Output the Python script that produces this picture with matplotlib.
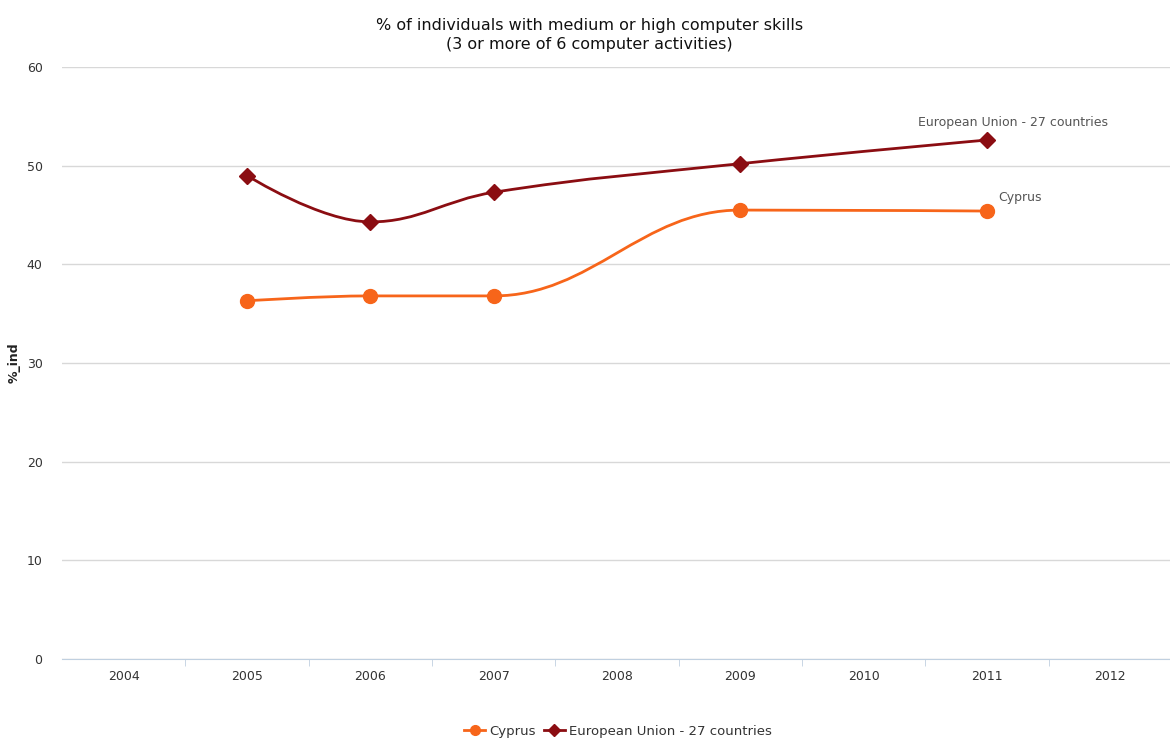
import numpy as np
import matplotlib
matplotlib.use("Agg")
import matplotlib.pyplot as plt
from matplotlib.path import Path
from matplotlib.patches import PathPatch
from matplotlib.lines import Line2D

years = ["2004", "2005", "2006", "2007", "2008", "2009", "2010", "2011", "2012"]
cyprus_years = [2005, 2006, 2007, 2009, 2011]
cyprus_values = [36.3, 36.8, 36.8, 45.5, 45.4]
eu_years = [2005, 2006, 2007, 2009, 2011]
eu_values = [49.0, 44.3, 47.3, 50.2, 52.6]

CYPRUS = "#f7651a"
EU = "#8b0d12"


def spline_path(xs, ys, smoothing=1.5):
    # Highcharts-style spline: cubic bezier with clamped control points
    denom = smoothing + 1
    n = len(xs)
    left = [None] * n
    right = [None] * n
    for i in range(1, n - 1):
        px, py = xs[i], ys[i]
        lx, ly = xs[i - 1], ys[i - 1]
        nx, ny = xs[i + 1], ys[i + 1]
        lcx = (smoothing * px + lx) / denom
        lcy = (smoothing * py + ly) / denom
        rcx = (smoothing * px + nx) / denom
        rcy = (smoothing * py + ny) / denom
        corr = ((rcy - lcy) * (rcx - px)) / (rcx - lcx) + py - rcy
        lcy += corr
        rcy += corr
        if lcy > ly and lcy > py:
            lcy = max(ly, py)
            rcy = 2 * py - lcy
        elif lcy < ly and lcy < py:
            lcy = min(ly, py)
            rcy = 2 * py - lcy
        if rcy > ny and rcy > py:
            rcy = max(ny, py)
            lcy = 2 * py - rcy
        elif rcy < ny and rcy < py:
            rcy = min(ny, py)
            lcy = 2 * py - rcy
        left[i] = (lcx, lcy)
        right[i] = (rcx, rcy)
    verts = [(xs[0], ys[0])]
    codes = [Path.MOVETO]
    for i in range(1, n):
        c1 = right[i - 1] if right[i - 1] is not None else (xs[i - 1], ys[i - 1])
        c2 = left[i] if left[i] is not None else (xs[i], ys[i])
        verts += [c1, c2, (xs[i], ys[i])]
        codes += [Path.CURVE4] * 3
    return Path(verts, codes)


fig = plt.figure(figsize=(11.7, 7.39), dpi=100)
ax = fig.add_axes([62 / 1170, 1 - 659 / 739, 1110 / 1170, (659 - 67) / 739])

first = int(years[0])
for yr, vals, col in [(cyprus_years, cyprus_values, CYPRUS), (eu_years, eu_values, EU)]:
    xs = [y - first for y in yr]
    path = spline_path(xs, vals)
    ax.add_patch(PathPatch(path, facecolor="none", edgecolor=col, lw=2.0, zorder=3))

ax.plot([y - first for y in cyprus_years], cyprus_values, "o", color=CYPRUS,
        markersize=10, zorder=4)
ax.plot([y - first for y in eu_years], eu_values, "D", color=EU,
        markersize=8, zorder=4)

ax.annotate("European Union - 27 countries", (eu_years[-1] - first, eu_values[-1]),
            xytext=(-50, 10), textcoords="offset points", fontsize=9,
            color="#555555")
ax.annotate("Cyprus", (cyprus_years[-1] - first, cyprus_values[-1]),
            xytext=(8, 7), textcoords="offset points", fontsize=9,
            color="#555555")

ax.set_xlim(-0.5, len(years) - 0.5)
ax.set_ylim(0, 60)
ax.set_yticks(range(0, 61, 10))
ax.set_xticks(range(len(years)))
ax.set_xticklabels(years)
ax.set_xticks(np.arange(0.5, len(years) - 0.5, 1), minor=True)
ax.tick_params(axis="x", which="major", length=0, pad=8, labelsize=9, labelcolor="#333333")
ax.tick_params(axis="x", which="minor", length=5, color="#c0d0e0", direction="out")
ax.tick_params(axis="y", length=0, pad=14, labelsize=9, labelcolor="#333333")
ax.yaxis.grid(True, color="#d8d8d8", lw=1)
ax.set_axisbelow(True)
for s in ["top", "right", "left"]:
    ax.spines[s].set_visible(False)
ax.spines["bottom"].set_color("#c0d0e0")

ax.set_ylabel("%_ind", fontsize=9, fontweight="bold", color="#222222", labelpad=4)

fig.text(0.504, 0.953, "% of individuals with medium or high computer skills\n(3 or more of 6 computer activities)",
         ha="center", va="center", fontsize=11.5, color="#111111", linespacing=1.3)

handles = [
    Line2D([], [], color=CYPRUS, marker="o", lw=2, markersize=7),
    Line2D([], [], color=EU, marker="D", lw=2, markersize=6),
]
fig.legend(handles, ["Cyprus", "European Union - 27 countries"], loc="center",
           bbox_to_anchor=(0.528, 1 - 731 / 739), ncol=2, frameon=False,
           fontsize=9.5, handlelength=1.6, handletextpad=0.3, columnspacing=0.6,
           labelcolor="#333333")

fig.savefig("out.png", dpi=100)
-- -- --
Given instruction
Working from the lines above, reproduce the material exactly and exclude its pictures.

The completed task
Output the Python script that produces this picture with matplotlib.
import numpy as np
import matplotlib
matplotlib.use("Agg")
import matplotlib.pyplot as plt
from matplotlib.path import Path
from matplotlib.patches import PathPatch
from matplotlib.lines import Line2D

years = ["2004", "2005", "2006", "2007", "2008", "2009", "2010", "2011", "2012"]
cyprus_years = [2005, 2006, 2007, 2009, 2011]
cyprus_values = [36.3, 36.8, 36.8, 45.5, 45.4]
eu_years = [2005, 2006, 2007, 2009, 2011]
eu_values = [49.0, 44.3, 47.3, 50.2, 52.6]

CYPRUS = "#f7651a"
EU = "#8b0d12"


def spline_path(xs, ys, smoothing=1.5):
    # Highcharts-style spline: cubic bezier with clamped control points
    denom = smoothing + 1
    n = len(xs)
    left = [None] * n
    right = [None] * n
    for i in range(1, n - 1):
        px, py = xs[i], ys[i]
        lx, ly = xs[i - 1], ys[i - 1]
        nx, ny = xs[i + 1], ys[i + 1]
        lcx = (smoothing * px + lx) / denom
        lcy = (smoothing * py + ly) / denom
        rcx = (smoothing * px + nx) / denom
        rcy = (smoothing * py + ny) / denom
        corr = ((rcy - lcy) * (rcx - px)) / (rcx - lcx) + py - rcy
        lcy += corr
        rcy += corr
        if lcy > ly and lcy > py:
            lcy = max(ly, py)
            rcy = 2 * py - lcy
        elif lcy < ly and lcy < py:
            lcy = min(ly, py)
            rcy = 2 * py - lcy
        if rcy > ny and rcy > py:
            rcy = max(ny, py)
            lcy = 2 * py - rcy
        elif rcy < ny and rcy < py:
            rcy = min(ny, py)
            lcy = 2 * py - rcy
        left[i] = (lcx, lcy)
        right[i] = (rcx, rcy)
    verts = [(xs[0], ys[0])]
    codes = [Path.MOVETO]
    for i in range(1, n):
        c1 = right[i - 1] if right[i - 1] is not None else (xs[i - 1], ys[i - 1])
        c2 = left[i] if left[i] is not None else (xs[i], ys[i])
        verts += [c1, c2, (xs[i], ys[i])]
        codes += [Path.CURVE4] * 3
    return Path(verts, codes)


fig = plt.figure(figsize=(11.7, 7.39), dpi=100)
ax = fig.add_axes([62 / 1170, 1 - 659 / 739, 1110 / 1170, (659 - 67) / 739])

first = int(years[0])
for yr, vals, col in [(cyprus_years, cyprus_values, CYPRUS), (eu_years, eu_values, EU)]:
    xs = [y - first for y in yr]
    path = spline_path(xs, vals)
    ax.add_patch(PathPatch(path, facecolor="none", edgecolor=col, lw=2.0, zorder=3))

ax.plot([y - first for y in cyprus_years], cyprus_values, "o", color=CYPRUS,
        markersize=10, zorder=4)
ax.plot([y - first for y in eu_years], eu_values, "D", color=EU,
        markersize=8, zorder=4)

ax.annotate("European Union - 27 countries", (eu_years[-1] - first, eu_values[-1]),
            xytext=(-50, 10), textcoords="offset points", fontsize=9,
            color="#555555")
ax.annotate("Cyprus", (cyprus_years[-1] - first, cyprus_values[-1]),
            xytext=(8, 7), textcoords="offset points", fontsize=9,
            color="#555555")

ax.set_xlim(-0.5, len(years) - 0.5)
ax.set_ylim(0, 60)
ax.set_yticks(range(0, 61, 10))
ax.set_xticks(range(len(years)))
ax.set_xticklabels(years)
ax.set_xticks(np.arange(0.5, len(years) - 0.5, 1), minor=True)
ax.tick_params(axis="x", which="major", length=0, pad=8, labelsize=9, labelcolor="#333333")
ax.tick_params(axis="x", which="minor", length=5, color="#c0d0e0", direction="out")
ax.tick_params(axis="y", length=0, pad=14, labelsize=9, labelcolor="#333333")
ax.yaxis.grid(True, color="#d8d8d8", lw=1)
ax.set_axisbelow(True)
for s in ["top", "right", "left"]:
    ax.spines[s].set_visible(False)
ax.spines["bottom"].set_color("#c0d0e0")

ax.set_ylabel("%_ind", fontsize=9, fontweight="bold", color="#222222", labelpad=4)

fig.text(0.504, 0.953, "% of individuals with medium or high computer skills\n(3 or more of 6 computer activities)",
         ha="center", va="center", fontsize=11.5, color="#111111", linespacing=1.3)

handles = [
    Line2D([], [], color=CYPRUS, marker="o", lw=2, markersize=7),
    Line2D([], [], color=EU, marker="D", lw=2, markersize=6),
]
fig.legend(handles, ["Cyprus", "European Union - 27 countries"], loc="center",
           bbox_to_anchor=(0.528, 1 - 731 / 739), ncol=2, frameon=False,
           fontsize=9.5, handlelength=1.6, handletextpad=0.3, columnspacing=0.6,
           labelcolor="#333333")

fig.savefig("out.png", dpi=100)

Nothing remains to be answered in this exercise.